Purpose: The objective of this study was to assess whether the EQ-5D independently predicts all-cause mortality and first hospitalization in a generic elderly population and to evaluate the relationship between the EQ-5D "Class of problems," the EQ-5D index, the EQ-Visual Analogue Scale (EQ-VAS), and the number of hospitalizations occurring over a 2-year period.
Methods: The data were collected in a longitudinal study (over 5 years) conducted on 9,644 elderly people in northern Italy with 5,256 completed questionnaires returned. Multivariate Cox's proportional hazards models were used to assess the effect of the EQ-5D questionnaire on 12 and 24 month mortality and first hospitalization risk, controlling for sociodemographic and medical covariates. Multivariate Zero-Inflated Poisson models were performed to test the association between the EQ-5D "Class of problems," the EQ-5D index and EQ-VAS and the number of hospitalizations over 2 years.

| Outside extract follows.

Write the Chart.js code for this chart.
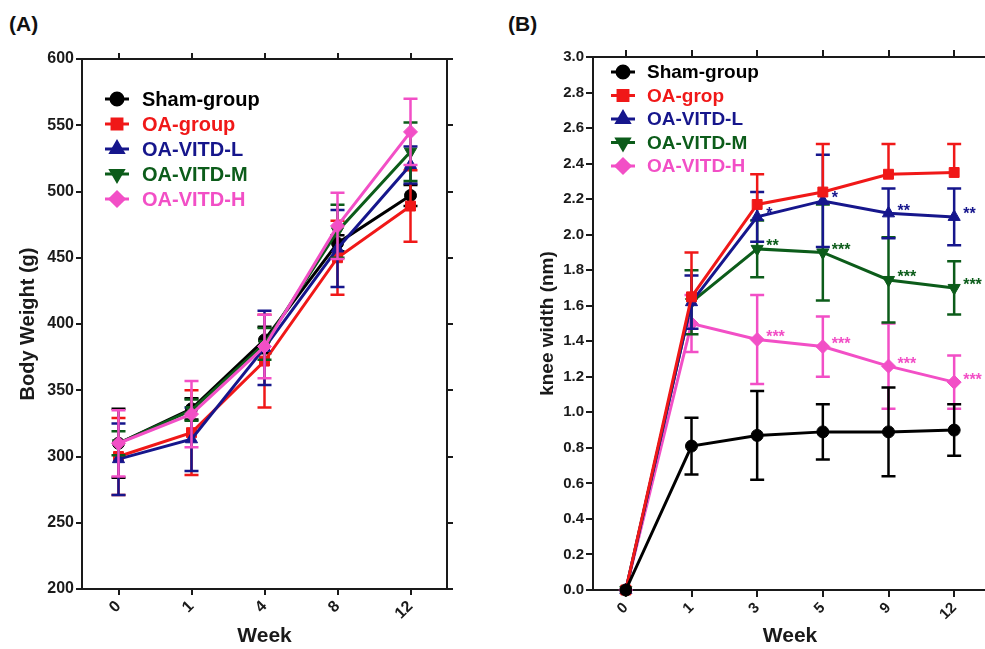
<!DOCTYPE html>
<html>
<head>
<meta charset="utf-8">
<script src="https://cdn.jsdelivr.net/npm/chart.js@4.4.1/dist/chart.umd.min.js"></script>
<style>
    body { margin: 0; width: 985px; height: 649px; overflow: hidden; background: #fff; position: relative; font-family: Arial, "Liberation Sans", sans-serif; }
    .panel { position: absolute; top: 0; height: 649px; }
    #boxA { left: 0; width: 490px; }
    #boxB { left: 490px; width: 505px; }
    .tag { position: absolute; top: 12px; font: bold 21px Arial, "Liberation Sans", sans-serif; color: #111; line-height: 24px; }
</style>
</head>
<body>
<div class="tag" style="left:9px">(A)</div>
<div class="tag" style="left:508px">(B)</div>
<div class="panel" id="boxA"><canvas id="chartA"></canvas></div>
<div class="panel" id="boxB"><canvas id="chartB"></canvas></div>
<script>
// --- Data: panel A (body weight, g) ---
const weeksA = ['0', '1', '4', '8', '12'];
const shamA = [310, 336, 388, 461, 497];
const shamAsd = [26, 8, 10, 6, 8];
const oaA = [300, 318, 372, 450, 489];
const oaAsd = [29, 32, 35, 28, 27];
const lowA = [298, 313, 382, 457, 520];
const lowAsd = [27, 24, 28, 29, 14];
const midA = [310, 335, 385, 470, 530];
const midAsd = [9, 8, 12, 20, 22];
const highA = [310, 332, 383, 474, 545];
const highAsd = [25, 25, 24, 25, 25];

// --- Data: panel B (knee width, nm) ---
const weeksB = ['0', '1', '3', '5', '9', '12'];
const shamB = [0, 0.81, 0.87, 0.89, 0.89, 0.90];
const shamBsd = [0, 0.16, 0.25, 0.155, 0.25, 0.145];
const oaB = [0, 1.65, 2.17, 2.24, 2.34, 2.35];
const oaBsd = [0, 0.25, 0.17, 0.27, 0.17, 0.16];
const lowB = [0, 1.62, 2.10, 2.19, 2.12, 2.10];
const lowBsd = [0, 0.15, 0.14, 0.26, 0.14, 0.16];
const midB = [0, 1.62, 1.92, 1.90, 1.745, 1.70];
const midBsd = [0, 0.18, 0.16, 0.27, 0.24, 0.15];
const highB = [0, 1.50, 1.41, 1.37, 1.26, 1.17];
const highBsd = [0, 0.16, 0.25, 0.17, 0.24, 0.15];
const starsLow = ['', '', '*', '*', '**', '**'];
const starsMid = ['', '', '**', '***', '***', '***'];
const starsHigh = ['', '', '***', '***', '***', '***'];

const yTicksA = { min: 200, max: 600, step: 50 };
const yTicksB = { min: 0, max: 3, step: 0.2 };

const COLORS = { sham: '#000000', oa: '#f01818', low: '#16168c', mid: '#0c5c1a', high: '#f24fc6' };
const AXIS = '#1a1a1a';
const FONT = 'Arial, "Liberation Sans", sans-serif';

Chart.defaults.font.family = FONT;
Chart.defaults.color = AXIS;

function series(label, color, style, rot, data, sd, opts) {
    opts = opts || {};
    return {
        label: label,
        data: data,
        errors: sd,
        upOnly: !!opts.upOnly,
        stars: opts.stars || [],
        order: opts.order || 0,
        borderColor: color,
        backgroundColor: color,
        borderWidth: 3,
        pointStyle: style,
        pointRotation: rot,
        pointRadius: style === 'circle' ? 6 : 7,
        pointBorderWidth: 1,
        tension: 0,
        clip: false
    };
}

// error bars, drawn per dataset right after its line
const errorBars = {
    id: 'errorBars',
    afterDatasetDraw(chart, args) {
        const ds = chart.data.datasets[args.index];
        const y = chart.scales.y;
        const ctx = chart.ctx;
        ctx.save();
        ctx.strokeStyle = ds.borderColor;
        ctx.lineWidth = 2.5;
        args.meta.data.forEach((pt, i) => {
            const sd = ds.errors[i];
            if (!sd) return;
            const top = y.getPixelForValue(ds.data[i] + sd);
            const bot = ds.upOnly ? pt.y : y.getPixelForValue(ds.data[i] - sd);
            ctx.beginPath();
            ctx.moveTo(pt.x, top); ctx.lineTo(pt.x, bot);
            ctx.moveTo(pt.x - 7, top); ctx.lineTo(pt.x + 7, top);
            if (!ds.upOnly) { ctx.moveTo(pt.x - 7, bot); ctx.lineTo(pt.x + 7, bot); }
            ctx.stroke();
        });
        ctx.restore();
    }
};

// significance asterisks next to points
const starMarks = {
    id: 'starMarks',
    afterDatasetsDraw(chart) {
        const ctx = chart.ctx;
        ctx.save();
        ctx.font = 'bold 16px ' + FONT;
        ctx.textAlign = 'left';
        ctx.textBaseline = 'middle';
        chart.data.datasets.forEach((ds, di) => {
            const meta = chart.getDatasetMeta(di);
            ctx.fillStyle = ds.borderColor;
            ds.stars.forEach((s, i) => {
                if (!s) return;
                const pt = meta.data[i];
                ctx.fillText(s, pt.x + 9, pt.y - 2);
            });
        });
        ctx.restore();
    }
};

// legend drawn inside the plot box, upper left
const insideLegend = {
    id: 'insideLegend',
    afterDraw(chart, args, opts) {
        const ctx = chart.ctx;
        const area = chart.chartArea;
        ctx.save();
        ctx.font = 'bold ' + opts.size + 'px ' + FONT;
        ctx.textBaseline = 'middle';
        ctx.textAlign = 'left';
        chart.data.datasets.forEach((ds, i) => {
            const mx = area.left + opts.dx;
            const my = area.top + opts.dy + i * opts.gap;
            ctx.strokeStyle = ds.borderColor;
            ctx.fillStyle = ds.borderColor;
            ctx.lineWidth = 3;
            ctx.beginPath();
            ctx.moveTo(mx - 12, my); ctx.lineTo(mx + 12, my);
            ctx.stroke();
            Chart.helpers.drawPoint(ctx, {
                pointStyle: ds.pointStyle,
                rotation: ds.pointRotation,
                radius: ds.pointRadius,
                borderWidth: 1
            }, mx, my);
            ctx.fillText(ds.label, mx + opts.textGap, my + 1);
        });
        ctx.restore();
    }
};

function boxAxes(labels, yr, sizes, yTitle, tickFont, yFmt, titles) {
    const grid = { drawOnChartArea: false, drawTicks: true, tickLength: sizes.tick, color: AXIS, lineWidth: 2 };
    const border = { color: AXIS, width: 2 };
    return {
        x: {
            type: 'category', labels: labels, offset: true, position: 'bottom',
            grid: grid, border: border,
            ticks: { minRotation: 45, maxRotation: 45, padding: 2, color: AXIS, font: { size: tickFont, weight: 'bold' } },
            title: { display: true, text: 'Week', color: AXIS, font: { size: titles.x, weight: 'bold' }, padding: { top: 0, bottom: 0 } },
            afterFit: s => { s.height = sizes.bottom; }
        },
        x2: {
            type: 'category', labels: labels, offset: true, position: 'top',
            grid: grid, border: border, ticks: { display: false },
            afterFit: s => { s.height = sizes.top; }
        },
        y: {
            min: yr.min, max: yr.max, position: 'left',
            grid: grid, border: border,
            ticks: { stepSize: yr.step, padding: 2, color: AXIS, font: { size: tickFont, weight: 'bold' }, callback: yFmt },
            title: { display: true, text: yTitle, color: AXIS, font: { size: titles.y, weight: 'bold' }, padding: { top: sizes.yTitlePad, bottom: 0 } },
            afterFit: s => { s.width = sizes.left; }
        },
        y2: {
            min: yr.min, max: yr.max, position: 'right',
            grid: grid, border: border,
            ticks: { stepSize: yr.step, display: false },
            afterFit: s => { s.width = sizes.right; }
        }
    };
}

// panel A: later groups are drawn over earlier ones
new Chart(document.getElementById('chartA'), {
    type: 'line',
    data: {
        labels: weeksA,
        datasets: [
            series('Sham-group', COLORS.sham, 'circle', 0, shamA, shamAsd, { order: 5 }),
            series('OA-group', COLORS.oa, 'rect', 0, oaA, oaAsd, { order: 4 }),
            series('OA-VITD-L', COLORS.low, 'triangle', 0, lowA, lowAsd, { order: 3 }),
            series('OA-VITD-M', COLORS.mid, 'triangle', 180, midA, midAsd, { order: 2 }),
            series('OA-VITD-H', COLORS.high, 'rectRot', 0, highA, highAsd, { order: 1 })
        ]
    },
    options: {
        responsive: true,
        maintainAspectRatio: false,
        animation: false,
        layout: { padding: 0 },
        scales: boxAxes(weeksA, yTicksA,
            { left: 82, right: 43, top: 59, bottom: 60, tick: 6, yTitlePad: 16 },
            'Body Weight (g)', 16, v => v, { x: 21, y: 20 }),
        plugins: {
            legend: { display: false },
            tooltip: { enabled: false },
            insideLegend: { dx: 35, dy: 40, gap: 25, textGap: 25, size: 20 }
        }
    },
    plugins: [errorBars, starMarks, insideLegend]
});

new Chart(document.getElementById('chartB'), {
    type: 'line',
    data: {
        labels: weeksB,
        datasets: [
            series('Sham-group', COLORS.sham, 'circle', 0, shamB, shamBsd),
            series('OA-grop', COLORS.oa, 'rect', 0, oaB, oaBsd, { upOnly: true }),
            series('OA-VITD-L', COLORS.low, 'triangle', 0, lowB, lowBsd, { stars: starsLow }),
            series('OA-VITD-M', COLORS.mid, 'triangle', 180, midB, midBsd, { stars: starsMid }),
            series('OA-VITD-H', COLORS.high, 'rectRot', 0, highB, highBsd, { stars: starsHigh })
        ]
    },
    options: {
        responsive: true,
        maintainAspectRatio: false,
        animation: false,
        layout: { padding: 0 },
        scales: boxAxes(weeksB, yTicksB,
            { left: 103, right: 8, top: 57, bottom: 59, tick: 7, yTitlePad: 46 },
            'knee width (nm)', 15, v => v.toFixed(1), { x: 21, y: 19 }),
        plugins: {
            legend: { display: false },
            tooltip: { enabled: false },
            insideLegend: { dx: 30, dy: 15, gap: 23.5, textGap: 24, size: 19 }
        }
    },
    plugins: [errorBars, starMarks, insideLegend]
});
</script>
</body>
</html>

Results: The EQ-5D "Class of problems," EQ-5D index, and EQ-VAS were consistently associated with mortality and first hospitalization rates. The EQ-VAS was associated with the number of hospitalizations over 2 years, though the EQ-5D "Class of problems" and EQ-5D index were not.
Conclusions: The EQ-5D questionnaire is a useful predictor of mortality and first hospitalization in a generic elderly population in Italy. This suggests that it would be a good instrument for evaluating the effect of social/medical actions in a population-based study.